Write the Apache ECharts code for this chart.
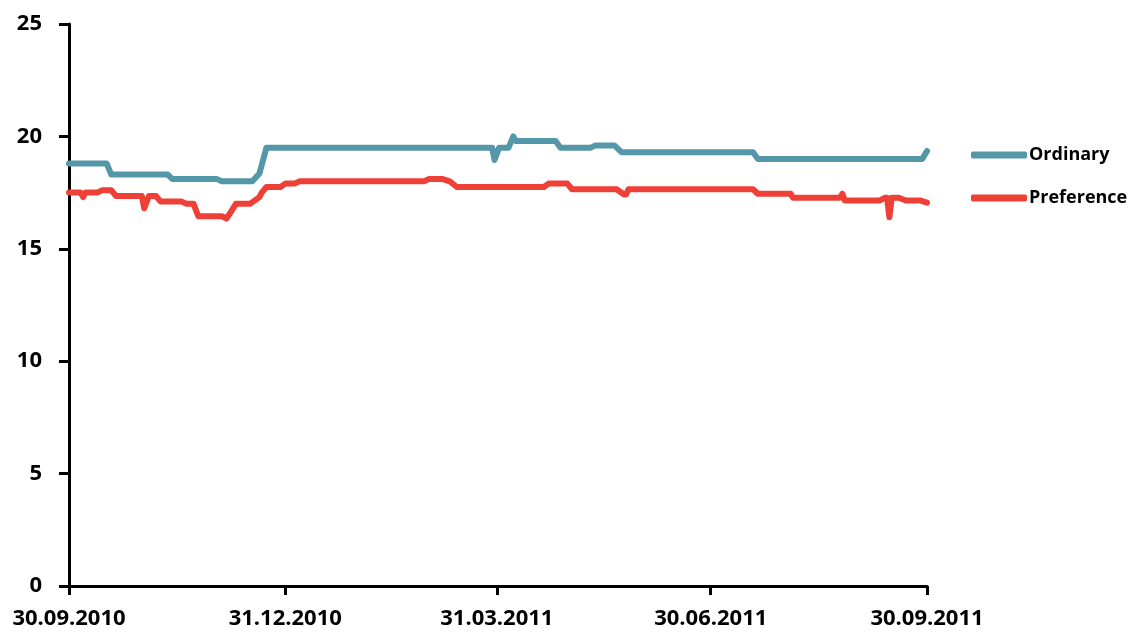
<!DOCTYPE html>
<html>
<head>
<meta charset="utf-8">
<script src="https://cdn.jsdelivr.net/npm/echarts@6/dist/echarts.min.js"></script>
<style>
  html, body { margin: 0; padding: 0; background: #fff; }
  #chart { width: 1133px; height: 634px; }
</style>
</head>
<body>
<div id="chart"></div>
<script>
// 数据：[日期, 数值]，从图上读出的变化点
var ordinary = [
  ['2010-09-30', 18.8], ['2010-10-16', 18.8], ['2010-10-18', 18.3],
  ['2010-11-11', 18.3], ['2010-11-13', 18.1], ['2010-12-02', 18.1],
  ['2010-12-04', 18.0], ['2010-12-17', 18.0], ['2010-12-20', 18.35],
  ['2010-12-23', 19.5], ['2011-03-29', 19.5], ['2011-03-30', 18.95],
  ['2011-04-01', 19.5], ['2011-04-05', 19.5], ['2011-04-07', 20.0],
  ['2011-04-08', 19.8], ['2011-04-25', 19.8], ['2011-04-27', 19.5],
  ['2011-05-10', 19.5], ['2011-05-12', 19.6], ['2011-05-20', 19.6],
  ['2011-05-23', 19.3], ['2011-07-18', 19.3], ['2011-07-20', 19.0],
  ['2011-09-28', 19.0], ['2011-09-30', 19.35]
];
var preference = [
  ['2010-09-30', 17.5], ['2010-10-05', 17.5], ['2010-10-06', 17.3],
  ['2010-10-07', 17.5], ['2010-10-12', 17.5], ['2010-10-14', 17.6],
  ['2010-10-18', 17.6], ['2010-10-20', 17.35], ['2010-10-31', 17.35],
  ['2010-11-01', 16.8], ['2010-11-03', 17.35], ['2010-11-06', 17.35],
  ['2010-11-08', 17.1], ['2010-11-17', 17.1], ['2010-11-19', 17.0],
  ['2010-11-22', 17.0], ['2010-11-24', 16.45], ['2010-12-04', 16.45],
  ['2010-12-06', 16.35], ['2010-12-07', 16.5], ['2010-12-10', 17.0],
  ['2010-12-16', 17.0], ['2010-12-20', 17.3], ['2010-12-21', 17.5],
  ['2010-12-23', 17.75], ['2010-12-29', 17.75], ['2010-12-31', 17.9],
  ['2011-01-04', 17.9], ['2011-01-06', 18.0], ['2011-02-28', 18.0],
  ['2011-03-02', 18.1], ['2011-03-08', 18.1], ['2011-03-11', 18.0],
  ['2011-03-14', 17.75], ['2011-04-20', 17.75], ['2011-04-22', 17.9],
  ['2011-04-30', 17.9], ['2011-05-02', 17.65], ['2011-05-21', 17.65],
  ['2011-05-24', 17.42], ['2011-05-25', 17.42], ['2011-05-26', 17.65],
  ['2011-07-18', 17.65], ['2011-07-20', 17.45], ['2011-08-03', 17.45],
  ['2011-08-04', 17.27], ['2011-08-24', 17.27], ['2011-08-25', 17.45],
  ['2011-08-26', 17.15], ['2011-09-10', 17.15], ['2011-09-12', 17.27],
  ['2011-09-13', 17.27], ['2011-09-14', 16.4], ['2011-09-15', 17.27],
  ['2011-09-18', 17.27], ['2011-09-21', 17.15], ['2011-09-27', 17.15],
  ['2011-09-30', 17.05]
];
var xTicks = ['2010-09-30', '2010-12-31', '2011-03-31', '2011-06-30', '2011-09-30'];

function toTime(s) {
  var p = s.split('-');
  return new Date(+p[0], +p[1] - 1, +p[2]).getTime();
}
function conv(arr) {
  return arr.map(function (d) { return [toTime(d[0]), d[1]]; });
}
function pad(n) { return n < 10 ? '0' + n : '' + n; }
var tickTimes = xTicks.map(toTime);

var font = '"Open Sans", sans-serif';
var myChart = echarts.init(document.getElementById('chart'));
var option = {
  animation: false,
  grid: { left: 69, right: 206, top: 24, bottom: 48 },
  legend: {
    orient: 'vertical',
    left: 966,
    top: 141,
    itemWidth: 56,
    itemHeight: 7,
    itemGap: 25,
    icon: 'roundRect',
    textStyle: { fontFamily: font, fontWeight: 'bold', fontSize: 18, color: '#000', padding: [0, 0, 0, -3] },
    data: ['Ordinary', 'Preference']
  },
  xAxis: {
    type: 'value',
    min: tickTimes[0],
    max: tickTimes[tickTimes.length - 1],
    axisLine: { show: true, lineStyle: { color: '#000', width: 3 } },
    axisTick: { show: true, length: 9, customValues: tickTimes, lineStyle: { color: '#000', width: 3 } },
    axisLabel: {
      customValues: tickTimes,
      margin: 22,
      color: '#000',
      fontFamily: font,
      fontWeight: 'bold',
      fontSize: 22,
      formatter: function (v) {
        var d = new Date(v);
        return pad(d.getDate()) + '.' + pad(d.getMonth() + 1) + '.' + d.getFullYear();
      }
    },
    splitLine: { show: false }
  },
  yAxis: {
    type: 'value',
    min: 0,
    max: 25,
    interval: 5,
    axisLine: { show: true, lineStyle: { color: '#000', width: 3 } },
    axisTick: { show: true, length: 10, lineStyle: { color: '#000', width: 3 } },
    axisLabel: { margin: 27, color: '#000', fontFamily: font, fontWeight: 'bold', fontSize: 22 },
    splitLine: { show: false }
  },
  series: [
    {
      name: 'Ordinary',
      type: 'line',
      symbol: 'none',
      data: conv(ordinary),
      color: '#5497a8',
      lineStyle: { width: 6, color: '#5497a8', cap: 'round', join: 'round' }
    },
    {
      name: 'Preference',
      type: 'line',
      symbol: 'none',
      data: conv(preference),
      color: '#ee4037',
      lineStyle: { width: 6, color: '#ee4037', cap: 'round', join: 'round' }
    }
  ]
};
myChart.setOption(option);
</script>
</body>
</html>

| PROBLEM TO WORK ON |
Transcribe the listing in full. Omit the pictures and keep every line exact.

| RESULT OF THE EXERCISE |
Write the Apache ECharts code for this chart.
<!DOCTYPE html>
<html>
<head>
<meta charset="utf-8">
<script src="https://cdn.jsdelivr.net/npm/echarts@6/dist/echarts.min.js"></script>
<style>
  html, body { margin: 0; padding: 0; background: #fff; }
  #chart { width: 1133px; height: 634px; }
</style>
</head>
<body>
<div id="chart"></div>
<script>
// 数据：[日期, 数值]，从图上读出的变化点
var ordinary = [
  ['2010-09-30', 18.8], ['2010-10-16', 18.8], ['2010-10-18', 18.3],
  ['2010-11-11', 18.3], ['2010-11-13', 18.1], ['2010-12-02', 18.1],
  ['2010-12-04', 18.0], ['2010-12-17', 18.0], ['2010-12-20', 18.35],
  ['2010-12-23', 19.5], ['2011-03-29', 19.5], ['2011-03-30', 18.95],
  ['2011-04-01', 19.5], ['2011-04-05', 19.5], ['2011-04-07', 20.0],
  ['2011-04-08', 19.8], ['2011-04-25', 19.8], ['2011-04-27', 19.5],
  ['2011-05-10', 19.5], ['2011-05-12', 19.6], ['2011-05-20', 19.6],
  ['2011-05-23', 19.3], ['2011-07-18', 19.3], ['2011-07-20', 19.0],
  ['2011-09-28', 19.0], ['2011-09-30', 19.35]
];
var preference = [
  ['2010-09-30', 17.5], ['2010-10-05', 17.5], ['2010-10-06', 17.3],
  ['2010-10-07', 17.5], ['2010-10-12', 17.5], ['2010-10-14', 17.6],
  ['2010-10-18', 17.6], ['2010-10-20', 17.35], ['2010-10-31', 17.35],
  ['2010-11-01', 16.8], ['2010-11-03', 17.35], ['2010-11-06', 17.35],
  ['2010-11-08', 17.1], ['2010-11-17', 17.1], ['2010-11-19', 17.0],
  ['2010-11-22', 17.0], ['2010-11-24', 16.45], ['2010-12-04', 16.45],
  ['2010-12-06', 16.35], ['2010-12-07', 16.5], ['2010-12-10', 17.0],
  ['2010-12-16', 17.0], ['2010-12-20', 17.3], ['2010-12-21', 17.5],
  ['2010-12-23', 17.75], ['2010-12-29', 17.75], ['2010-12-31', 17.9],
  ['2011-01-04', 17.9], ['2011-01-06', 18.0], ['2011-02-28', 18.0],
  ['2011-03-02', 18.1], ['2011-03-08', 18.1], ['2011-03-11', 18.0],
  ['2011-03-14', 17.75], ['2011-04-20', 17.75], ['2011-04-22', 17.9],
  ['2011-04-30', 17.9], ['2011-05-02', 17.65], ['2011-05-21', 17.65],
  ['2011-05-24', 17.42], ['2011-05-25', 17.42], ['2011-05-26', 17.65],
  ['2011-07-18', 17.65], ['2011-07-20', 17.45], ['2011-08-03', 17.45],
  ['2011-08-04', 17.27], ['2011-08-24', 17.27], ['2011-08-25', 17.45],
  ['2011-08-26', 17.15], ['2011-09-10', 17.15], ['2011-09-12', 17.27],
  ['2011-09-13', 17.27], ['2011-09-14', 16.4], ['2011-09-15', 17.27],
  ['2011-09-18', 17.27], ['2011-09-21', 17.15], ['2011-09-27', 17.15],
  ['2011-09-30', 17.05]
];
var xTicks = ['2010-09-30', '2010-12-31', '2011-03-31', '2011-06-30', '2011-09-30'];

function toTime(s) {
  var p = s.split('-');
  return new Date(+p[0], +p[1] - 1, +p[2]).getTime();
}
function conv(arr) {
  return arr.map(function (d) { return [toTime(d[0]), d[1]]; });
}
function pad(n) { return n < 10 ? '0' + n : '' + n; }
var tickTimes = xTicks.map(toTime);

var font = '"Open Sans", sans-serif';
var myChart = echarts.init(document.getElementById('chart'));
var option = {
  animation: false,
  grid: { left: 69, right: 206, top: 24, bottom: 48 },
  legend: {
    orient: 'vertical',
    left: 966,
    top: 141,
    itemWidth: 56,
    itemHeight: 7,
    itemGap: 25,
    icon: 'roundRect',
    textStyle: { fontFamily: font, fontWeight: 'bold', fontSize: 18, color: '#000', padding: [0, 0, 0, -3] },
    data: ['Ordinary', 'Preference']
  },
  xAxis: {
    type: 'value',
    min: tickTimes[0],
    max: tickTimes[tickTimes.length - 1],
    axisLine: { show: true, lineStyle: { color: '#000', width: 3 } },
    axisTick: { show: true, length: 9, customValues: tickTimes, lineStyle: { color: '#000', width: 3 } },
    axisLabel: {
      customValues: tickTimes,
      margin: 22,
      color: '#000',
      fontFamily: font,
      fontWeight: 'bold',
      fontSize: 22,
      formatter: function (v) {
        var d = new Date(v);
        return pad(d.getDate()) + '.' + pad(d.getMonth() + 1) + '.' + d.getFullYear();
      }
    },
    splitLine: { show: false }
  },
  yAxis: {
    type: 'value',
    min: 0,
    max: 25,
    interval: 5,
    axisLine: { show: true, lineStyle: { color: '#000', width: 3 } },
    axisTick: { show: true, length: 10, lineStyle: { color: '#000', width: 3 } },
    axisLabel: { margin: 27, color: '#000', fontFamily: font, fontWeight: 'bold', fontSize: 22 },
    splitLine: { show: false }
  },
  series: [
    {
      name: 'Ordinary',
      type: 'line',
      symbol: 'none',
      data: conv(ordinary),
      color: '#5497a8',
      lineStyle: { width: 6, color: '#5497a8', cap: 'round', join: 'round' }
    },
    {
      name: 'Preference',
      type: 'line',
      symbol: 'none',
      data: conv(preference),
      color: '#ee4037',
      lineStyle: { width: 6, color: '#ee4037', cap: 'round', join: 'round' }
    }
  ]
};
myChart.setOption(option);
</script>
</body>
</html>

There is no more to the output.